245 F.2d 407
William Howard DUNN, Appellant,
UNITED STATES of America, Appellee.
United States Court of Appeals Sixth Circuit.
June 25, 1957.
William Howard Dunn, in pro. per.
Edward N. Vaden, Asst. U. S. Atty., Memphis, Tenn. (Warren Olney, III, Asst. Atty. Gen., Millsaps Fitzhugh, U. S. Atty., Memphis, Tenn., on the brief), for appellee.
Before SIMONS, Chief Judge, and ALLEN and MILLER, Circuit Judges.
Appellant filed this proceeding under the provisions of Section 2255, Title 28, U. S. Code, to vacate sentence imposed upon him in the U. S. District Court. The District Judge declined to entertain the same because of the numerous proceedings previously filed by the appellant seeking similar relief, and also ruled that even if the proceeding was entertained by him the appellant was not entitled to a hearing because the matters complained of should have been taken up by direct appeal. The proceeding was dismissed, followed by this appeal.
The previous proceedings are set out in Dunn v. United States, 6 Cir., 234 F. 2d 219, in which we affirmed similar action on his part in a previous proceeding under Section 2255, Title 28, U.S.Code. See also: Dunn v. United States, 6 Cir., 238 F.2d 908, in which we affirmed an order of the District Court denying appellant's motion for a writ of error coram nobis.

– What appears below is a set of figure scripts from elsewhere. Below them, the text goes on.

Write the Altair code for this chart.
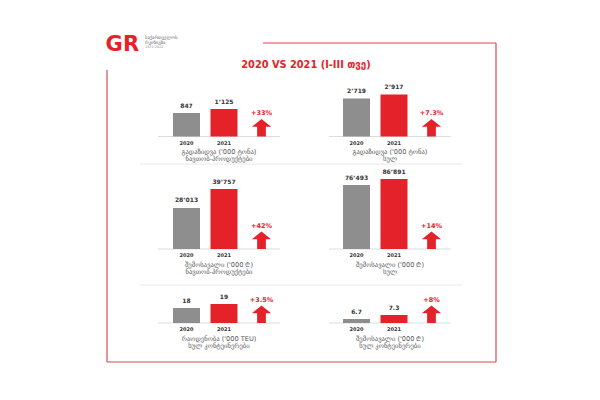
import altair as alt
import pandas as pd

# ---------------- data ----------------
years = ["2020", "2021"]
metric_titles = [
    "გადაზიდვა ('000 ტონა)",
    "გადაზიდვა ('000 ტონა)",
    "შემოსავალი ('000 ₾)",
    "შემოსავალი ('000 ₾)",
    "რაოდენობა ('000 TEU)",
    "შემოსავალი ('000 ₾)",
]
metric_subtitles = [
    "ნავთობ-პროდუქტები",
    "სულ",
    "ნავთობ-პროდუქტები",
    "სულ",
    "სულ კონტეინერები",
    "სულ კონტეინერები",
]
values_2020 = [847, 2719, 28013, 76493, 18, 6.7]
values_2021 = [1125, 2917, 39757, 86891, 19, 7.3]
labels_2020 = ["847", "2’719", "28’013", "76’493", "18", "6.7"]
labels_2021 = ["1’125", "2’917", "39’757", "86’891", "19", "7.3"]
changes = ["+33%", "+7.3%", "+42%", "+14%", "+3.5%", "+8%"]
title_text = "2020 VS 2021 (I-III თვე)"
logo_letters = ["G", "R"]
logo_lines = ["საქართველოს", "რკინიგზა", "1872-2022"]

# ---------------- layout / style ----------------
RED = "#e42229"
GRAY = "#8e8e8e"
DARK = "#333333"
SUB = "#555555"
FONT = "DejaVu Sans"

col_band = [(159.75, 272.25), (329.75, 442.25)]
col_base_line = [(150, 272), (321, 443)]
col_center = [211, 382]
row_base = [128.5, 241, 315]
panel_lo = [-786, 838, 2670, -34419, 14.25, 6.1]
panel_h = [27.5, 42, 60, 70, 19, 8]

ARROW = "M0,-2 L1.1,-1.12 L0.5,-1.12 L0.5,0 L-0.5,0 L-0.5,-1.12 L-1.1,-1.12 Z"


def panel(i):
    r, c = divmod(i, 2)
    base = row_base[r]
    lo = panel_lo[i]
    hi = values_2021[i]
    df = pd.DataFrame({
        "year": years,
        "value": [values_2020[i], values_2021[i]],
        "label": [labels_2020[i], labels_2021[i]],
    })
    df_arrow = pd.DataFrame({"slot": ["Δ"], "change": [changes[i]]})
    df_sub = pd.DataFrame({"t1": [metric_titles[i]], "t2": [metric_subtitles[i]]})

    xs = alt.Scale(domain=years + ["Δ"], range=list(col_band[c]),
                   paddingInner=0.28, paddingOuter=0.14)
    ys = alt.Scale(domain=[lo, hi], range=[base, base - panel_h[i]],
                   zero=False, nice=False)

    baseline = alt.Chart(df_sub).mark_rule(color="#dcdcdc", strokeWidth=1).encode(
        x=alt.value(col_base_line[c][0]),
        x2=alt.value(col_base_line[c][1]),
        y=alt.Y(datum=lo, type="quantitative", scale=ys, axis=None),
    )
    bars = alt.Chart(df).mark_bar().encode(
        x=alt.X("year:N", scale=xs, axis=None),
        y=alt.Y("value:Q", scale=ys, axis=None),
        y2=alt.datum(lo),
        color=alt.Color("year:N", scale=alt.Scale(domain=years, range=[GRAY, RED]), legend=None),
    )
    vals = alt.Chart(df).mark_text(
        dy=-5.5, baseline="alphabetic", fontSize=6, fontWeight="bold", color=DARK, font=FONT
    ).encode(x="year:N", y="value:Q", text="label:N")
    yrs = alt.Chart(df).mark_text(
        dy=6, baseline="middle", fontSize=5, fontWeight="bold", color=DARK, font=FONT
    ).encode(x="year:N", y=alt.datum(lo), text="year:N")
    arrow = alt.Chart(df_arrow).mark_point(
        shape=ARROW, size=306, filled=True, color=RED, opacity=1, strokeWidth=0
    ).encode(x="slot:N", y=alt.datum(lo))
    chg = alt.Chart(df_arrow).mark_text(
        dy=-21.5, baseline="alphabetic", fontSize=6.5, fontWeight="bold", color=RED, font=FONT
    ).encode(x="slot:N", y=alt.datum(lo), text="change:N")
    sub1 = alt.Chart(df_sub).mark_text(
        dy=15.5, baseline="middle", fontSize=6.6, color=SUB, font=FONT
    ).encode(x=alt.value(col_center[c]), y=alt.datum(lo), text="t1:N")
    sub2 = alt.Chart(df_sub).mark_text(
        dy=22.5, baseline="middle", fontSize=6.6, color=SUB, font=FONT
    ).encode(x=alt.value(col_center[c]), y=alt.datum(lo), text="t2:N")
    return alt.layer(baseline, bars, vals, yrs, arrow, chg, sub1, sub2)


# ---------------- decoration ----------------
frame_df = pd.DataFrame({
    "x": [255, 488, 99, 99],
    "x2": [488, 488, 488, 99],
    "y": [35, 35, 354, 62],
    "y2": [35, 354, 354, 354],
})
frame = alt.Chart(frame_df).mark_rule(color="#e0474c", strokeWidth=1.2).encode(
    x=alt.X("x:Q", scale=None), x2="x2:Q",
    y=alt.Y("y:Q", scale=None), y2="y2:Q",
)
sep_df = pd.DataFrame({"y": [156, 277]})
seps = alt.Chart(sep_df).mark_rule(color="#e8e8e8", strokeWidth=1).encode(
    x=alt.value(132), x2=alt.value(454), y=alt.Y("y:Q", scale=None)
)
logo_df = pd.DataFrame({"ch": logo_letters, "px": [106, 123]})
logo = alt.Chart(logo_df).mark_text(
    fontSize=21, fontWeight="bold", color=RED, font=FONT, align="center", baseline="middle"
).encode(x=alt.X("px:Q", scale=None), y=alt.value(36.5), text="ch:N")
one = pd.DataFrame({"title": [title_text],
                    "l1": [logo_lines[0]], "l2": [logo_lines[1]], "l3": [logo_lines[2]]})
l1 = alt.Chart(one).mark_text(fontSize=4.6, color="#666", font=FONT, align="left", baseline="middle").encode(
    x=alt.value(137), y=alt.value(30), text="l1:N")
l2 = alt.Chart(one).mark_text(fontSize=4.6, color="#666", font=FONT, align="left", baseline="middle").encode(
    x=alt.value(137), y=alt.value(34.5), text="l2:N")
l3 = alt.Chart(one).mark_text(fontSize=3.4, color="#888", font=FONT, align="left", baseline="middle").encode(
    x=alt.value(137), y=alt.value(39), text="l3:N")
title = alt.Chart(one).mark_text(
    fontSize=9.8, fontWeight="bold", color=RED, font=FONT, align="center", baseline="middle"
).encode(x=alt.value(298), y=alt.value(57), text="title:N")

panels = [panel(i) for i in range(6)]

chart = alt.layer(frame, seps, logo, l1, l2, l3, title, *panels).resolve_scale(
    x="independent", y="independent"
).properties(
    width=584, height=384, padding=0, autosize=alt.AutoSizeParams(type="none")
).configure_view(stroke=None)

chart.save("out.html", embed_options={"renderer": "svg", "actions": False})
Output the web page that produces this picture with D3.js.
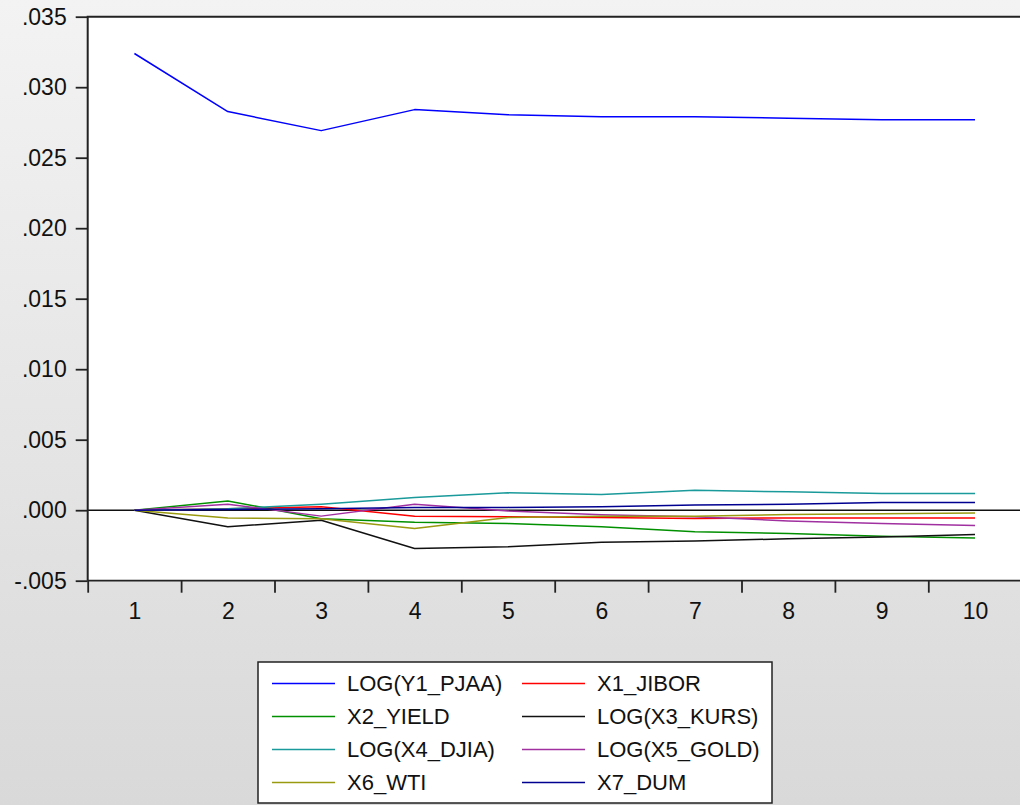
<!DOCTYPE html>
<html><head><meta charset="utf-8">
<script src="https://cdn.jsdelivr.net/npm/d3@7"></script>
<style>
html,body{margin:0;padding:0;overflow:hidden;}
svg{display:block;font-family:"Liberation Sans",Arial,sans-serif;}
</style></head>
<body>
<svg id="chart" width="1020" height="805"></svg>
<script>
const periods = [1,2,3,4,5,6,7,8,9,10];
const yTicks = [-0.005,0.000,0.005,0.010,0.015,0.020,0.025,0.030,0.035];
const seriesNames = ["LOG(Y1_PJAA)","X1_JIBOR","X2_YIELD","LOG(X3_KURS)","LOG(X4_DJIA)","LOG(X5_GOLD)","X6_WTI","X7_DUM"];
const seriesColors = ["#0000ff","#ff0000","#009000","#111111","#1a9a9a","#a030a0","#9a9a10","#000090"];
const y1_pjaa = [0.03239,0.02827,0.02692,0.02841,0.02805,0.02791,0.02790,0.02780,0.02770,0.02770];
const x1_jibor = [0,0.00010,0.00025,-0.00043,-0.00047,-0.00052,-0.00058,-0.00055,-0.00055,-0.00055];
const x2_yield = [0,0.00066,-0.00060,-0.00085,-0.00095,-0.00118,-0.00152,-0.00166,-0.00185,-0.00197];
const x3_kurs = [0,-0.00118,-0.00071,-0.00272,-0.00260,-0.00227,-0.00218,-0.00203,-0.00190,-0.00173];
const x4_djia = [0,0.00010,0.00043,0.00090,0.00123,0.00111,0.00142,0.00130,0.00118,0.00118];
const x5_gold = [0,0.00043,-0.00042,0.00043,-0.00005,-0.00033,-0.00047,-0.00076,-0.00095,-0.00109];
const x6_wti = [0,-0.00055,-0.00060,-0.00130,-0.00052,-0.00043,-0.00043,-0.00031,-0.00026,-0.00019];
const x7_dum = [0,0.00005,0.00010,0.00020,0.00020,0.00024,0.00036,0.00043,0.00055,0.00055];
const seriesValues = [y1_pjaa,x1_jibor,x2_yield,x3_kurs,x4_djia,x5_gold,x6_wti,x7_dum];

const svg = d3.select("#chart");
const W = 1020, H = 805;
const defs = svg.append("defs");
const grad = defs.append("linearGradient").attr("id","bg").attr("x1",0).attr("y1",0).attr("x2",0).attr("y2",1);
grad.append("stop").attr("offset","0%").attr("stop-color","#f3f3f3");
grad.append("stop").attr("offset","100%").attr("stop-color","#d9d9d9");
svg.append("rect").attr("width",W).attr("height",H).attr("fill","url(#bg)");

const L = 87.7, R = 1021.7, T = 16.7, B = 580.7;
const x = d3.scaleLinear().domain([0.5,10.5]).range([L,R]);
const y = d3.scaleLinear().domain([-0.005,0.035]).range([B,T]);

svg.append("rect").attr("x",L).attr("y",T).attr("width",W-L+5).attr("height",B-T).attr("fill","#fff");

// zero line
svg.append("line").attr("x1",L).attr("x2",W).attr("y1",y(0)).attr("y2",y(0))
  .attr("stroke","#111").attr("stroke-width",1.5);

const line = d3.line().x((d,i)=>x(periods[i])).y(d=>y(d));
const order = [1,2,3,4,5,6,7,0];
order.forEach(k=>{
  svg.append("path").datum(seriesValues[k]).attr("d",line)
    .attr("fill","none").attr("stroke",seriesColors[k]).attr("stroke-width",1.5)
    .attr("stroke-linejoin","round");
});

// frame
svg.append("path").attr("d",`M${L},${B}V${T}H${W+5}`).attr("fill","none").attr("stroke","#222").attr("stroke-width",2);
svg.append("line").attr("x1",L).attr("x2",W).attr("y1",B).attr("y2",B).attr("stroke","#222").attr("stroke-width",1.8);

const fmt = d => { const s = d3.format(".3f")(Math.abs(d) < 1e-12 ? 0 : Math.abs(d)); return (d < -1e-12 ? "-" : "") + s.replace(/^0\./,"."); };
const yAxis = svg.append("g").attr("transform",`translate(${L},0)`)
  .call(d3.axisLeft(y).tickValues(yTicks).tickFormat(fmt).tickSize(12).tickPadding(9));
yAxis.select(".domain").remove();
yAxis.selectAll(".tick line").attr("stroke","#222").attr("stroke-width",1.8);
yAxis.selectAll(".tick text").attr("font-size",23).attr("fill","#111").attr("font-family","Liberation Sans, Arial, sans-serif");

const bounds = d3.range(0,11).map(i=>i+0.5);
const xTickG = svg.append("g").attr("transform",`translate(0,${B})`)
  .call(d3.axisBottom(x).tickValues(bounds).tickFormat("").tickSize(12));
xTickG.select(".domain").remove();
xTickG.selectAll(".tick line").attr("stroke","#222").attr("stroke-width",1.8);
const xLab = svg.append("g").attr("transform",`translate(0,${B})`)
  .call(d3.axisBottom(x).tickValues(periods).tickFormat(d3.format("d")).tickSize(0).tickPadding(22));
xLab.select(".domain").remove();
xLab.selectAll(".tick text").attr("font-size",23).attr("fill","#111").attr("font-family","Liberation Sans, Arial, sans-serif");

// legend
const lg = svg.append("g");
lg.append("rect").attr("x",258).attr("y",662).attr("width",514).attr("height",141)
  .attr("fill","#fff").attr("stroke","#222").attr("stroke-width",1.5);
const rowY = [683.5,716.5,749.5,782.5];
seriesNames.forEach((n,i)=>{
  const col = i%2, row = Math.floor(i/2);
  const sx = col===0 ? 272 : 522;
  const tx = col===0 ? 347 : 597;
  lg.append("line").attr("x1",sx).attr("x2",sx+63).attr("y1",rowY[row]).attr("y2",rowY[row])
    .attr("stroke",seriesColors[i]).attr("stroke-width",1.5);
  lg.append("text").attr("x",tx).attr("y",rowY[row]).attr("dy","0.36em")
    .attr("font-size",22).attr("fill","#111").text(n);
});
</script>
</body></html>
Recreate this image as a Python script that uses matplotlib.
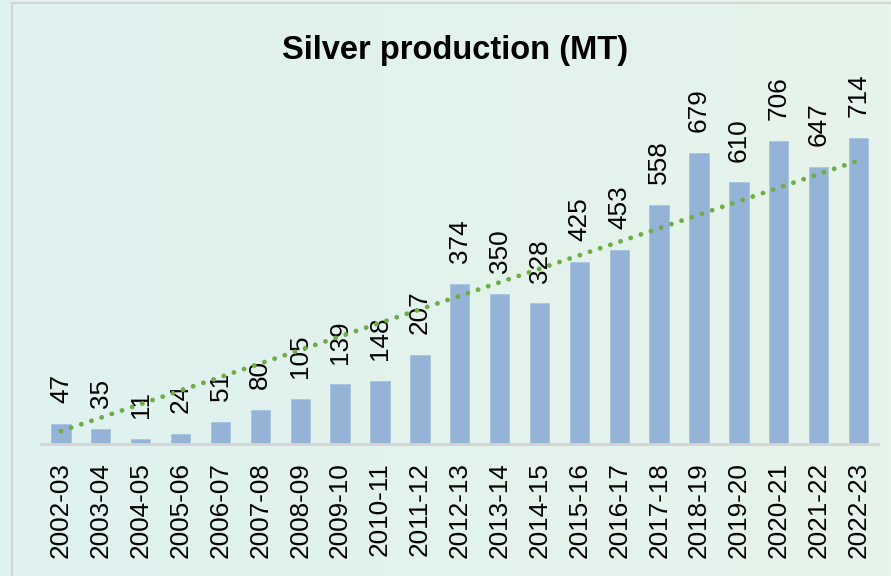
import numpy as np
import matplotlib
matplotlib.use('Agg')
import matplotlib.pyplot as plt
from matplotlib.colors import LinearSegmentedColormap
from matplotlib.patches import Rectangle

years = ['2002-03', '2003-04', '2004-05', '2005-06', '2006-07', '2007-08', '2008-09',
         '2009-10', '2010-11', '2011-12', '2012-13', '2013-14', '2014-15', '2015-16',
         '2016-17', '2017-18', '2018-19', '2019-20', '2020-21', '2021-22', '2022-23']
production = [47, 35, 11, 24, 51, 80, 105, 139, 148, 207, 374, 350, 328, 425,
              453, 558, 679, 610, 706, 647, 714]
# trend line ends
trend_ends = [30, 661]

plt.rcParams['font.family'] = ['Liberation Sans', 'DejaVu Sans']

fig = plt.figure(figsize=(8.91, 5.76), dpi=100)

# background gradient
bg = fig.add_axes([0, 0, 1, 1], zorder=0)
cmap = LinearSegmentedColormap.from_list('bg', ['#DFF2F0', '#E6F4EA'])
bg.imshow(np.linspace(0, 1, 256).reshape(1, -1), cmap=cmap, aspect='auto',
          extent=[0, 1, 0, 1])
bg.axis('off')

# chart border
fig.patches.append(Rectangle((12 / 891, -0.1), 1.2, 1 - 3 / 576 + 0.1,
                             transform=fig.transFigure, fill=False,
                             edgecolor='#D4D4D4', linewidth=1.5, zorder=1))

ax = fig.add_axes([41 / 891, 132 / 576, 837.5 / 891, 343 / 576], zorder=2)
ax.patch.set_alpha(0)

x = np.arange(len(years))
ax.bar(x, production, width=0.485, color='#95B3D7', edgecolor='#A9C3E0',
       linewidth=0.6, zorder=2)

for xi, v in zip(x, production):
    ax.annotate(str(v), (xi, v), xytext=(0, 15), textcoords='offset points',
                rotation=90, ha='center', va='bottom', fontsize=18.8,
                annotation_clip=False)

ax.plot([x[0], x[-1]], trend_ends, color='#70AD47', linewidth=3.5,
        linestyle=(0, (0.01, 2.2)), dash_capstyle='round', zorder=3)

ax.set_xlim(-0.5, len(years) - 0.5)
ax.set_ylim(0, 800)
ax.set_xticks(x)
ax.set_xticklabels(years, rotation=90, fontsize=18.8)
ax.tick_params(axis='x', length=0, pad=13)
ax.set_yticks([])
for side in ['top', 'right', 'left']:
    ax.spines[side].set_visible(False)
ax.spines['bottom'].set_color('#D4D4D4')
ax.spines['bottom'].set_linewidth(2)

fig.text(0.511, 0.912, 'Silver production (MT)', ha='center', va='center',
         fontsize=23.5, fontweight='bold')

fig.savefig('out.png', dpi=100)
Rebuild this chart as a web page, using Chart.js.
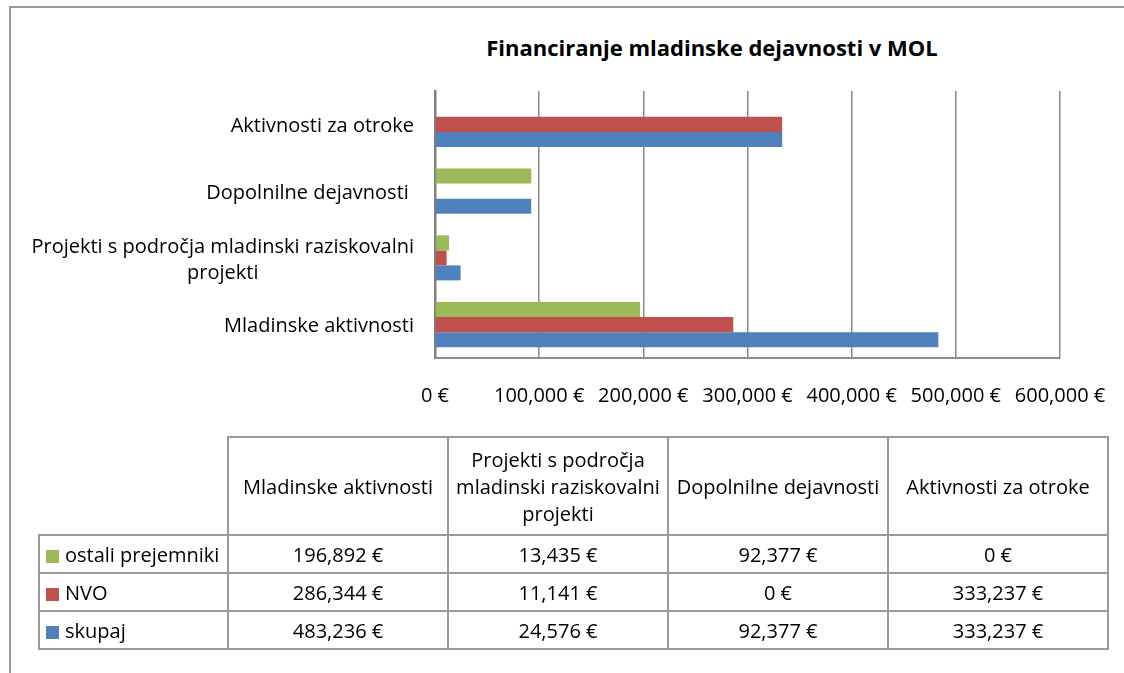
<!DOCTYPE html>
<html>
<head>
<meta charset="utf-8">
<script src="https://cdn.jsdelivr.net/npm/chart.js@4.4.1/dist/chart.umd.min.js"></script>
<style>
    body { margin: 0; background: #fff; font-family: "Open Sans", sans-serif; }
    #wrap { position: relative; width: 1124px; height: 673px; overflow: hidden; }
    #frame { position: absolute; left: 9px; top: 6px; width: 1200px; height: 700px; border-top: 2px solid #9a9a9a; border-left: 2px solid #9a9a9a; }
    #title { position: absolute; left: 312px; width: 800px; top: 32px; text-align: center; font-weight: bold; font-size: 22px; line-height: 30px; color: #000; }
    #chartBox { position: absolute; left: 0; top: 0; width: 1124px; height: 449px; }
    #tbl { position: absolute; left: 38px; top: 436px; border-collapse: collapse; font-size: 20px; color: #000; }
    #tbl td { border: 2px solid #999; text-align: center; padding: 0 3px; }
    #tbl tr.head td { height: 96px; line-height: 27px; }
    #tbl tr.row td { height: 36px; }
    #tbl td.key { text-align: left; padding-left: 6px; white-space: nowrap; }
    #tbl td.corner { border-top: hidden; border-left: hidden; }
    .sw { display: inline-block; width: 13px; height: 13px; margin-right: 6px; vertical-align: -1px; }
</style>
</head>
<body>
<div id="wrap">
    <div id="frame"></div>
    <div id="title">Financiranje mladinske dejavnosti v MOL</div>
    <div id="chartBox"><canvas id="myChart"></canvas></div>
    <table id="tbl"></table>
</div>
<script>
// categories as in the data table (bottom to top on the chart)
var categories = ["Mladinske aktivnosti", "Projekti s področja mladinski raziskovalni projekti", "Dopolnilne dejavnosti ", "Aktivnosti za otroke"];
var seriesNames = ["ostali prejemniki", "NVO", "skupaj"];
var seriesColors = ["#9BBB59", "#C0504D", "#4F81BD"];
var ostali = [196892, 13435, 92377, 0];
var nvo = [286344, 11141, 0, 333237];
var skupaj = [483236, 24576, 92377, 333237];
var xTicks = [0, 100000, 200000, 300000, 400000, 500000, 600000];

var seriesValues = [ostali, nvo, skupaj];
var colW = [189, 220, 220, 220, 220];
var fontSize = 20;

function euro(v) {
    return v.toLocaleString("en-US") + " €";
}

// category labels on the left, wrapped like Excel does (lines centred on each other)
var catLabels = {
    id: "catLabels",
    afterDraw: function (chart) {
        var ctx = chart.ctx, ys = chart.scales.y, right = chart.chartArea.left - 21;
        ctx.save();
        ctx.font = fontSize + "px 'Open Sans'";
        ctx.fillStyle = "#000";
        ctx.textAlign = "center";
        ctx.textBaseline = "middle";
        categories.forEach(function (c, i) {
            var words = c.split(" "), lines = [], cur = "";
            words.forEach(function (w) {
                var t = cur ? cur + " " + w : w;
                if (cur && ctx.measureText(t).width > 400) { lines.push(cur); cur = w; } else cur = t;
            });
            lines.push(cur);
            var mw = Math.max.apply(null, lines.map(function (l) { return ctx.measureText(l).width; }));
            var cx = right - mw / 2, cy = ys.getPixelForValue(i) + 2;
            lines.forEach(function (l, k) {
                ctx.fillText(l, cx, cy + (k - (lines.length - 1) / 2) * 26);
            });
        });
        ctx.restore();
    }
};

new Chart(document.getElementById("myChart"), {
    type: "bar",
    data: {
        labels: categories,
        datasets: seriesNames.map(function (n, i) {
            return {
                label: n,
                data: seriesValues[i],
                backgroundColor: seriesColors[i],
                borderWidth: 0,
                categoryPercentage: 0.675,
                barPercentage: 1
            };
        })
    },
    options: {
        indexAxis: "y",
        responsive: true,
        maintainAspectRatio: false,
        animation: false,
        layout: { padding: { left: 435, right: 64, top: 91, bottom: 15 } },
        plugins: { legend: { display: false }, tooltip: { enabled: false }, title: { display: false } },
        scales: {
            x: {
                min: xTicks[0],
                max: xTicks[xTicks.length - 1],
                afterBuildTicks: function (s) { s.ticks = xTicks.map(function (v) { return { value: v }; }); },
                // keep the plot edge fixed; the last label may overhang
                afterFit: function (s) { s.paddingLeft = 0; s.paddingRight = 0; },
                ticks: { callback: function (v) { return euro(v); }, color: "#000", font: { family: "Open Sans", size: fontSize }, padding: 26, maxRotation: 0 },
                grid: { color: "#8c8c8c", lineWidth: 1.5, drawTicks: false },
                border: { color: "#8c8c8c", width: 2 }
            },
            y: {
                reverse: true,
                ticks: { display: false },
                grid: { display: false, drawTicks: false },
                border: { color: "#808080", width: 2.5 }
            }
        }
    },
    plugins: [catLabels]
});

// data table under the chart
var tbl = document.getElementById("tbl");
var html = "<colgroup>" + colW.map(function (w) { return '<col style="width:' + w + 'px">'; }).join("") + "</colgroup>";
html += '<tr class="head"><td class="corner"></td>' + categories.map(function (c) { return "<td>" + c + "</td>"; }).join("") + "</tr>";
seriesNames.forEach(function (n, i) {
    html += '<tr class="row"><td class="key"><span class="sw" style="background:' + seriesColors[i] + '"></span>' + n + "</td>";
    html += seriesValues[i].map(function (v) { return "<td>" + euro(v) + "</td>"; }).join("") + "</tr>";
});
tbl.innerHTML = html;
tbl.style.tableLayout = "fixed";
tbl.style.width = colW.reduce(function (a, b) { return a + b; }, 0) + "px";
</script>
</body>
</html>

Appellant contends that his present proceeding raises new issues, on which he is entitled to a hearing regardless of his numerous unsuccessful efforts in prior proceedings. Price v. Johnston, 334 U.S. 266, 68 S.Ct. 1049, 92 L.Ed. 1356.
The grounds relied upon in the present proceeding are (1) that unauthorized persons were allowed to be in the grand jury room when the indictment was returned, (2) that the Government knowingly employed perjured testimony to convict appellant, and (3) that he was prevented from having essential witnesses present by being threatened with torture and death. Appellee contends that the third ground was relied upon by the appellant and rejected by the Court in previous proceedings, but admits in its brief that this is the first time appellant has relied upon grounds 1 and 2. With respect to grounds 1 and 2, it contends that in view of the history of this case, the length of time elapsing since the trial, the obvious lack of merit in the contentions, and the opportunity to present them in prior proceedings and failure to do so, the present proceeding is an abuse of judicial process justifying the Court in the exercise of its discretion in refusing to entertain the proceeding.
We are of the opinion that the record before us indicates, in the absence of a satisfactory explanation by appellant, an abuse of judicial process on the part of the appellant justifying dismissal of the proceeding. But this issue has not been raised in this proceeding by a pleading or response to appellant's application as required by Price v. Johnston, supra. And notwithstanding the Government's statement by brief that the contentions are obviously without merit, there is no pleading putting the factual allegations in issue. For the purpose of this appeal such allegations in appellant's application must be accepted.
It may be, as matter of law, that appellant's first contention cannot be presented in this proceeding, Sunal v. Large, 332 U.S. 174, 179, 67 S.Ct. 1588, 91 L.Ed. 1982; Kaizo v. Henry, 211 U. S. 146, 149, 29 S.Ct. 41, 53 L.Ed. 125, and that the District Court was justified in refusing to consider appellant's third contention because of a previous ruling on the same issue. But, if appellant's second contention presents a new issue for the first time, and the factual allegations with respect thereto are not denied, and no defensive plea in the nature of abuse of judicial process is interposed, under the ruling of the Supreme Court in Price v. Johnston, supra, 334 U.S. 266, 289-294, 68 S.Ct. 1049, 92 L.Ed. 1356, the District Court was in error in dismissing the proceeding without a hearing.
The judgment is reversed and the case remanded to the District Court for further proceedings consistent with the views expressed herein.